**** Record list ****

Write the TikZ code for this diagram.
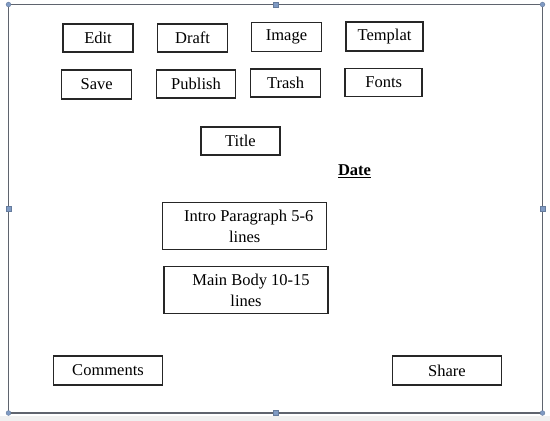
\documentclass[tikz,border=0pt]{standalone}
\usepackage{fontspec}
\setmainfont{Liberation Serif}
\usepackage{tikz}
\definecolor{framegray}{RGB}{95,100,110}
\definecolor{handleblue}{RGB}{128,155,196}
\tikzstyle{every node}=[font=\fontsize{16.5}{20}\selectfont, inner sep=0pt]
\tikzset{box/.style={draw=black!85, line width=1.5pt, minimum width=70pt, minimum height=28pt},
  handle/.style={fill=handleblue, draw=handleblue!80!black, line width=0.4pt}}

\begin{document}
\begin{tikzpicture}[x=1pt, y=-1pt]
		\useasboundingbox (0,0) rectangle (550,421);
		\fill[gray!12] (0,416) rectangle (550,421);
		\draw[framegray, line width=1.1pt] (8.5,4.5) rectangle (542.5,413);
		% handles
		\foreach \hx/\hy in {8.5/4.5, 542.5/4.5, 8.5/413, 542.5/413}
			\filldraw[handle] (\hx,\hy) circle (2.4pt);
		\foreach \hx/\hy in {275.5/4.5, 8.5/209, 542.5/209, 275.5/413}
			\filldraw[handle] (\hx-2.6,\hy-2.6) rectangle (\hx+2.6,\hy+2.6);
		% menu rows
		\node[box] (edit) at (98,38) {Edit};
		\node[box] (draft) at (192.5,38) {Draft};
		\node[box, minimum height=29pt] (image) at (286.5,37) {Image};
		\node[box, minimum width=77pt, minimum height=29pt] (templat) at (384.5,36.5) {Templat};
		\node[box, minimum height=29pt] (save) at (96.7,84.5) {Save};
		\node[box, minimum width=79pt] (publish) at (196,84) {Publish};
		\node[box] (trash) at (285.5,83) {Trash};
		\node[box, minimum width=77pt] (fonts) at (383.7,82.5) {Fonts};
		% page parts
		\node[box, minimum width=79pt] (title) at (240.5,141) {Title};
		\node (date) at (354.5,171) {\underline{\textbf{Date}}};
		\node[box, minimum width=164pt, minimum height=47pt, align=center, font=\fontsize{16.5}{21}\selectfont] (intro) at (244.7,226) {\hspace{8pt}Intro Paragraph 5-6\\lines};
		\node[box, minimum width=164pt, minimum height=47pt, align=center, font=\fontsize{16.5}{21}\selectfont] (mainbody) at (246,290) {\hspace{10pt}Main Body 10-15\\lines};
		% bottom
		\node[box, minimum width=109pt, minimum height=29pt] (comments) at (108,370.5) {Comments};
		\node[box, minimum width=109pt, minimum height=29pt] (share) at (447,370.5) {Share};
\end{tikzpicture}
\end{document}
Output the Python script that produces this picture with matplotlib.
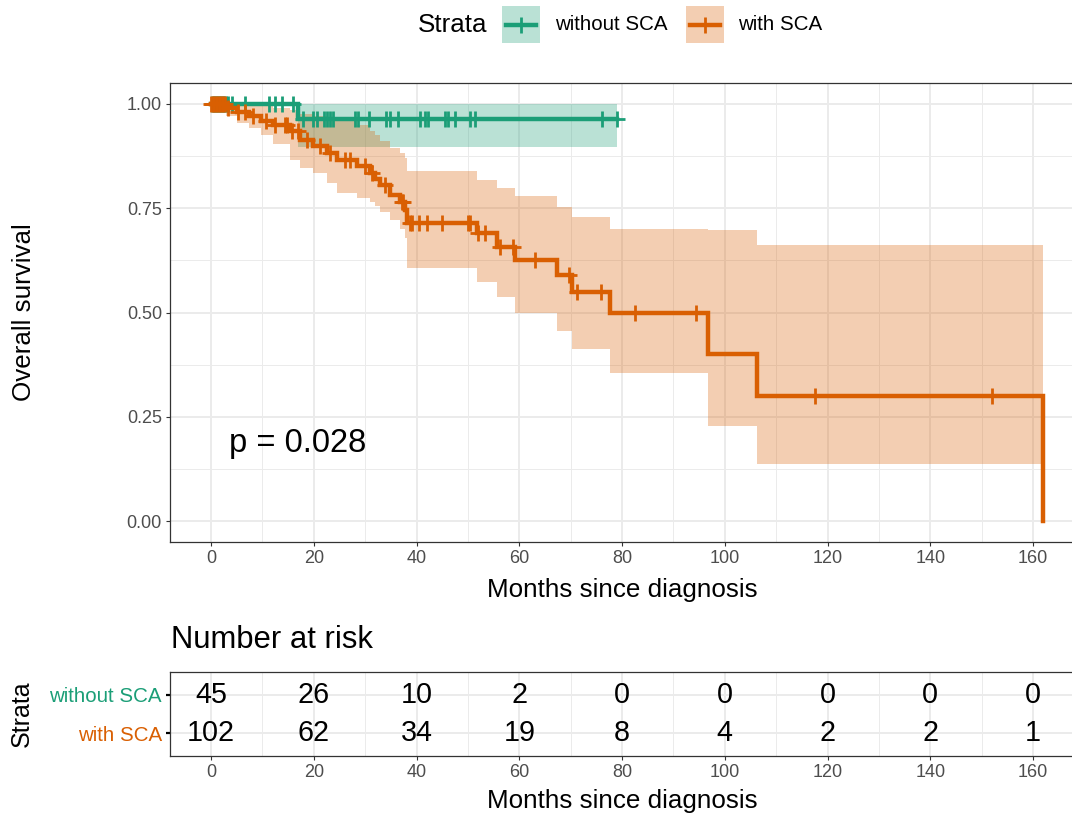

****
**** Record list ****

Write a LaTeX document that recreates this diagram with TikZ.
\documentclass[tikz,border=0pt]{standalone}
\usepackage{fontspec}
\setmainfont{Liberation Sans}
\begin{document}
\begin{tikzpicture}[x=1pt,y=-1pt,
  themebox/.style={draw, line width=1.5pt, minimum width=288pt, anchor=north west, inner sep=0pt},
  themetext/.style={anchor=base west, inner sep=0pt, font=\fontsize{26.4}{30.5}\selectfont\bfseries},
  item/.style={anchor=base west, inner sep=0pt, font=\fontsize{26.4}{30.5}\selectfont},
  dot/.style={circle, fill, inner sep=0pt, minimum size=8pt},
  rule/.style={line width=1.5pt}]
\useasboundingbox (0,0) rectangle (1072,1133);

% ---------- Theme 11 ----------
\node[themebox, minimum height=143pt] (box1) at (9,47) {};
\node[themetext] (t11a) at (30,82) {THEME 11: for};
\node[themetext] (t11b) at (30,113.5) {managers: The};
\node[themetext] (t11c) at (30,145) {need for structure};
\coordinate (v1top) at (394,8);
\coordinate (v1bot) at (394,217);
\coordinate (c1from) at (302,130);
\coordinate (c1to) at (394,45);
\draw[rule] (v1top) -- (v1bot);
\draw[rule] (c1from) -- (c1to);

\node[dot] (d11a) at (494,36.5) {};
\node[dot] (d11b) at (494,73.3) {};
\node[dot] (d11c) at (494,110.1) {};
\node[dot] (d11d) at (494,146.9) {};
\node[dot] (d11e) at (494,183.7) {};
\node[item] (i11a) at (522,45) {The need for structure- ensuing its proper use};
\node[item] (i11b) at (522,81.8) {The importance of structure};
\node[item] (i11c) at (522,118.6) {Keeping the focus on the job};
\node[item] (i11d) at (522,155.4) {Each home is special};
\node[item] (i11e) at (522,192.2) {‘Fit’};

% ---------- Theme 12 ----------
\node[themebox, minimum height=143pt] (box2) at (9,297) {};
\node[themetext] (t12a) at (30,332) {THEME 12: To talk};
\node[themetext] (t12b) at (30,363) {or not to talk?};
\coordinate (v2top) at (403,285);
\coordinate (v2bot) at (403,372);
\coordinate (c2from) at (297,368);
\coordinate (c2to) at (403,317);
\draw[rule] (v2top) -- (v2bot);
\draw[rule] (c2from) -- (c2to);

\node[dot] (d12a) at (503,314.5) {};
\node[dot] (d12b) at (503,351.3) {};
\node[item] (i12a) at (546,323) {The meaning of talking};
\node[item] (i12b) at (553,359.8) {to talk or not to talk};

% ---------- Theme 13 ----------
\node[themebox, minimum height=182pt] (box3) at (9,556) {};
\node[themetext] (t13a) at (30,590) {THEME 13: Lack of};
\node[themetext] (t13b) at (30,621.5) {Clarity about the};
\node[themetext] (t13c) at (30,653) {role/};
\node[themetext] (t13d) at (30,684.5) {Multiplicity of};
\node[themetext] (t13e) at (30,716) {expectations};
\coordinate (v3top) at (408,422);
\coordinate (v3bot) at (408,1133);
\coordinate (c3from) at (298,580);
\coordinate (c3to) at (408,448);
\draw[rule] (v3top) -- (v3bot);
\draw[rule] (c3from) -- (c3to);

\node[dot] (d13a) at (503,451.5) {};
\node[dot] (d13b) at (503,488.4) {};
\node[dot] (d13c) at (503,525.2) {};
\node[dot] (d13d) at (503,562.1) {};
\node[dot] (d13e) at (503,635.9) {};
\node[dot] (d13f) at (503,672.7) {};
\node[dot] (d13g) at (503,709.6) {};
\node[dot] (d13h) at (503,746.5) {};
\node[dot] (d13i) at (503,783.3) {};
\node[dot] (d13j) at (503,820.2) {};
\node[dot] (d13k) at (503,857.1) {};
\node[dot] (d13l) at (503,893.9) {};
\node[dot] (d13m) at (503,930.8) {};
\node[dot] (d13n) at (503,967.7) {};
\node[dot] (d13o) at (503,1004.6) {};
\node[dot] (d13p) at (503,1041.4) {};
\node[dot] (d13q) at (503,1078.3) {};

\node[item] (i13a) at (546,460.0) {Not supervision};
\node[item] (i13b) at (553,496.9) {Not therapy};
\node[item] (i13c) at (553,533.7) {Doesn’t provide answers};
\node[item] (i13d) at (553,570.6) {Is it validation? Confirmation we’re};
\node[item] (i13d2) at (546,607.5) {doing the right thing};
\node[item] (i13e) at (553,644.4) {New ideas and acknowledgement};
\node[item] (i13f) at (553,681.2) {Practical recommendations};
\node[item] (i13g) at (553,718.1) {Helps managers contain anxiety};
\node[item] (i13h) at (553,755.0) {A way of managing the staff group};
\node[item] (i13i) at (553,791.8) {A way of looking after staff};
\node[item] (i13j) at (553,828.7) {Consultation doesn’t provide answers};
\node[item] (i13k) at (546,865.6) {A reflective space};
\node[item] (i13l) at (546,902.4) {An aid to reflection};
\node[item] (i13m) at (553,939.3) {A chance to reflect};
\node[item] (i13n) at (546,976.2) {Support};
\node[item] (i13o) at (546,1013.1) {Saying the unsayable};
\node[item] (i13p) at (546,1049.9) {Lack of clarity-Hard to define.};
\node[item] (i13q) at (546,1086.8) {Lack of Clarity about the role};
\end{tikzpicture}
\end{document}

****
**** Record list ****

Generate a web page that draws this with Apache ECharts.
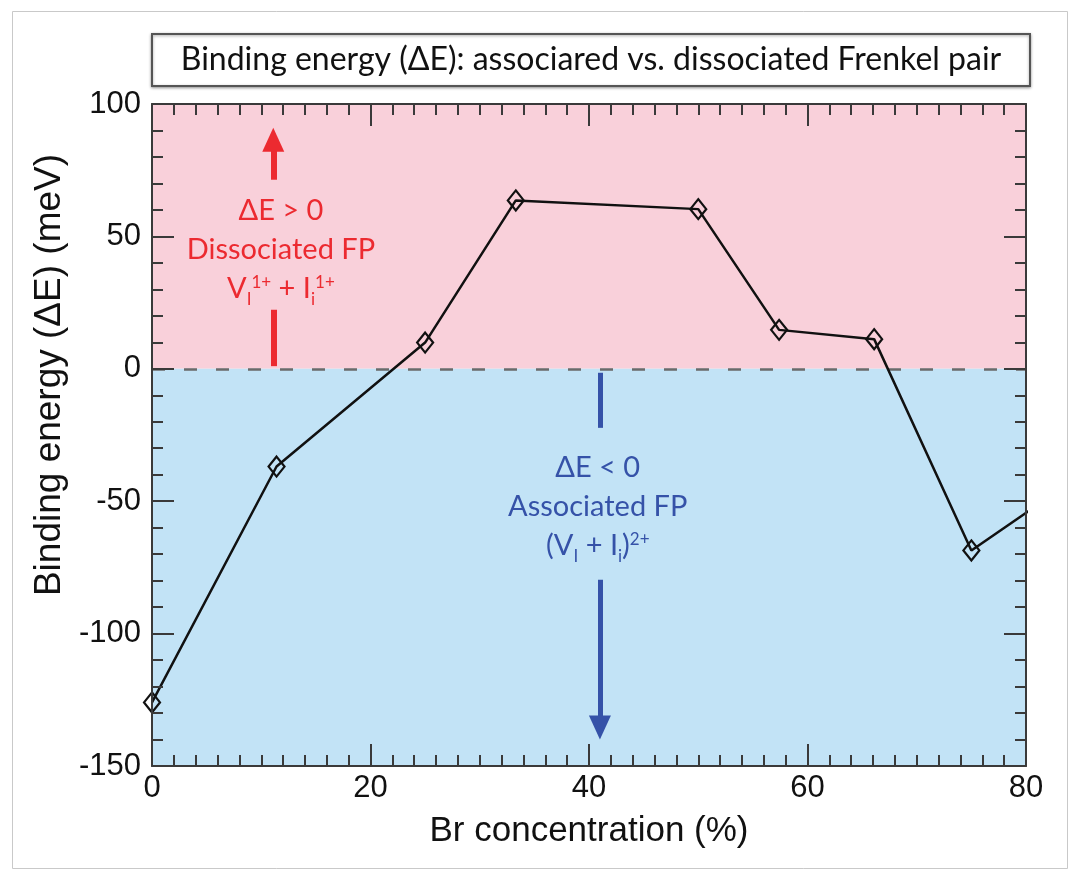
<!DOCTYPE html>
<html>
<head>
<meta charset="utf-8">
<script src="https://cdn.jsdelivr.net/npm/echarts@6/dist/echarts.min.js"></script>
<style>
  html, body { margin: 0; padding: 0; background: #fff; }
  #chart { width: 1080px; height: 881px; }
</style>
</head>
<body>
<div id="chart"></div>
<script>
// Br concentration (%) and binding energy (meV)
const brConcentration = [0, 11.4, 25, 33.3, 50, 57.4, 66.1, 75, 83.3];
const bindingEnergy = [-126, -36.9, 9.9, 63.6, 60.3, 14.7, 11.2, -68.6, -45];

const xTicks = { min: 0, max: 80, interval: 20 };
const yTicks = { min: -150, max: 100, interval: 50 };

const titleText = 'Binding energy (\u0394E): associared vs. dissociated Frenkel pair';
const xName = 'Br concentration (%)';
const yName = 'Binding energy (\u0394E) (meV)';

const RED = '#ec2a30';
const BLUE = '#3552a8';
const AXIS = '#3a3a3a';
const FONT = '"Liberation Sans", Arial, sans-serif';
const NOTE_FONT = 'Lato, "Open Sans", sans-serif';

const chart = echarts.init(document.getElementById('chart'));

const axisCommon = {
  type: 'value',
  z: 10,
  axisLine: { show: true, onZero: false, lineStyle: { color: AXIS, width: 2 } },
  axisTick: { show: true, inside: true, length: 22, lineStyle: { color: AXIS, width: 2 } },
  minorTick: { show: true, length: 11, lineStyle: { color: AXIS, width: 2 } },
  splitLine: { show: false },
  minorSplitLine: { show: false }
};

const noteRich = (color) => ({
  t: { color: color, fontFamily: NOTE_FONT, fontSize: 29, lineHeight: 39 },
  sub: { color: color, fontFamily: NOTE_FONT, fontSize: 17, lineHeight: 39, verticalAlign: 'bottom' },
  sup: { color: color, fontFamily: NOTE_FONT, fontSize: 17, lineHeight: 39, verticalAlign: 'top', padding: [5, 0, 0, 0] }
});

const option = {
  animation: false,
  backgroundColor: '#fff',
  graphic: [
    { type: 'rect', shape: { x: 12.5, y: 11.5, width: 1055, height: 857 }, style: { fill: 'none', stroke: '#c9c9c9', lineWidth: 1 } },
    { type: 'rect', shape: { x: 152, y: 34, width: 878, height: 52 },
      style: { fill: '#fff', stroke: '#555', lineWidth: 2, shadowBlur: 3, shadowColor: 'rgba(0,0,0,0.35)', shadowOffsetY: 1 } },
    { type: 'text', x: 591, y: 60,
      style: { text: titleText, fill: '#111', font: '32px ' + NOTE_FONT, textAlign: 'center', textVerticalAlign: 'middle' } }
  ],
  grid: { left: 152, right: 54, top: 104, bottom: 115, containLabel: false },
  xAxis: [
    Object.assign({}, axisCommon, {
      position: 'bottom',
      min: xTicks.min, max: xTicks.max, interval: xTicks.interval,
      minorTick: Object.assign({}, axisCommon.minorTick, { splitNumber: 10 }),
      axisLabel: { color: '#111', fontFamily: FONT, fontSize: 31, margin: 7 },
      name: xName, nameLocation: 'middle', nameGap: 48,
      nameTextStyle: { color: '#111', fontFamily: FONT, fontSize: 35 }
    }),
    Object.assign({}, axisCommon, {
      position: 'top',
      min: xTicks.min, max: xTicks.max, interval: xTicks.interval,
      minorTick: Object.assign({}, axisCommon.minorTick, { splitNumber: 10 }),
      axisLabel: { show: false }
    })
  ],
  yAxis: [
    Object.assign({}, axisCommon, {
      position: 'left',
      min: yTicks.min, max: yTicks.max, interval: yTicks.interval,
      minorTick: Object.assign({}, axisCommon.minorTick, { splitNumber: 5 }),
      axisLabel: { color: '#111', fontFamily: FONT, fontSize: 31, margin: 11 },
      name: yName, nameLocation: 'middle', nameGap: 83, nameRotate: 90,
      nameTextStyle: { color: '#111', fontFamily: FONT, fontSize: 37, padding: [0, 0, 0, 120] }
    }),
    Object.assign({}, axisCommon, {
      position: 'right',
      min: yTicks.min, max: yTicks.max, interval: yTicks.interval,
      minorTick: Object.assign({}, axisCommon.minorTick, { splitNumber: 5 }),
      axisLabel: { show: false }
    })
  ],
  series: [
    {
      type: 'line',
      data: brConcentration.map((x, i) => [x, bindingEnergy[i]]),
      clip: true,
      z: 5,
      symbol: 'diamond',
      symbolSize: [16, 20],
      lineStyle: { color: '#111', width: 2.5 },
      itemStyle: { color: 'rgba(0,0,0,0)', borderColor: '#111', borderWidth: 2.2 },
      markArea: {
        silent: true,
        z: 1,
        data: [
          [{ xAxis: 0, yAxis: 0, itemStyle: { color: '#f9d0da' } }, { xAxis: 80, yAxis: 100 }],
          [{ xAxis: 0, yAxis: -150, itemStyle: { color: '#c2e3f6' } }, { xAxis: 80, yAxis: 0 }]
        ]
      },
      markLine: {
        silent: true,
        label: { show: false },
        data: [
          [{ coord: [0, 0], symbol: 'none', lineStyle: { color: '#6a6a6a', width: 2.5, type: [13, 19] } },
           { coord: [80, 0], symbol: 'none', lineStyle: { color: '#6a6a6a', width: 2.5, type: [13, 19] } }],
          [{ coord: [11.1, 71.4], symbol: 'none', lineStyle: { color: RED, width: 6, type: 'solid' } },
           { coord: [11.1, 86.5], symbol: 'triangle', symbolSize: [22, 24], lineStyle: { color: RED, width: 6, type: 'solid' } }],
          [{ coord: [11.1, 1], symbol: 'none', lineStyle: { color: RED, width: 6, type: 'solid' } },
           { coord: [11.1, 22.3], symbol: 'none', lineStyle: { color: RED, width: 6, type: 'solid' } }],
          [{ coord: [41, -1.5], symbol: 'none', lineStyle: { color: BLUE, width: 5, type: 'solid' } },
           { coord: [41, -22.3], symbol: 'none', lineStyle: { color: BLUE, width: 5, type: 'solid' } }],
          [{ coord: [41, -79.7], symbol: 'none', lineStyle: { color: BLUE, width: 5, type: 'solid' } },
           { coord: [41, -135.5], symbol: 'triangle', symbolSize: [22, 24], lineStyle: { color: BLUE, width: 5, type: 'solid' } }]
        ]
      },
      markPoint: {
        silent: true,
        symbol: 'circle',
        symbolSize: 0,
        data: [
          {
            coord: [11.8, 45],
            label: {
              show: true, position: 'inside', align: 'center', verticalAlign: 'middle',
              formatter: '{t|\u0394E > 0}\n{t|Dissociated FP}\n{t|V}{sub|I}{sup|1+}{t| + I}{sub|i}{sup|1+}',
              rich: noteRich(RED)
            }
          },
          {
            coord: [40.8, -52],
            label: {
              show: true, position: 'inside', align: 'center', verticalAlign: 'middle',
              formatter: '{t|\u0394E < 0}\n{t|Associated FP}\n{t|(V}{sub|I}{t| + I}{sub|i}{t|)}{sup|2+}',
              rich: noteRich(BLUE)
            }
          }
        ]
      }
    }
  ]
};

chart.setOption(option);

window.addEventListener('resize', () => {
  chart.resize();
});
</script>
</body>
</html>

****

Aim of the task: Going back to the data above, write out everything from the line with "Generate a web" down to the line with "const yName = 'Binding", both included, leaving every picture out.

Expected output:
Generate a web page that draws this with Apache ECharts.
<!DOCTYPE html>
<html>
<head>
<meta charset="utf-8">
<script src="https://cdn.jsdelivr.net/npm/echarts@6/dist/echarts.min.js"></script>
<style>
  html, body { margin: 0; padding: 0; background: #fff; }
  #chart { width: 1080px; height: 881px; }
</style>
</head>
<body>
<div id="chart"></div>
<script>
// Br concentration (%) and binding energy (meV)
const brConcentration = [0, 11.4, 25, 33.3, 50, 57.4, 66.1, 75, 83.3];
const bindingEnergy = [-126, -36.9, 9.9, 63.6, 60.3, 14.7, 11.2, -68.6, -45];

const xTicks = { min: 0, max: 80, interval: 20 };
const yTicks = { min: -150, max: 100, interval: 50 };

const titleText = 'Binding energy (\u0394E): associared vs. dissociated Frenkel pair';
const xName = 'Br concentration (%)';
const yName = 'Binding energy (\u0394E) (meV)';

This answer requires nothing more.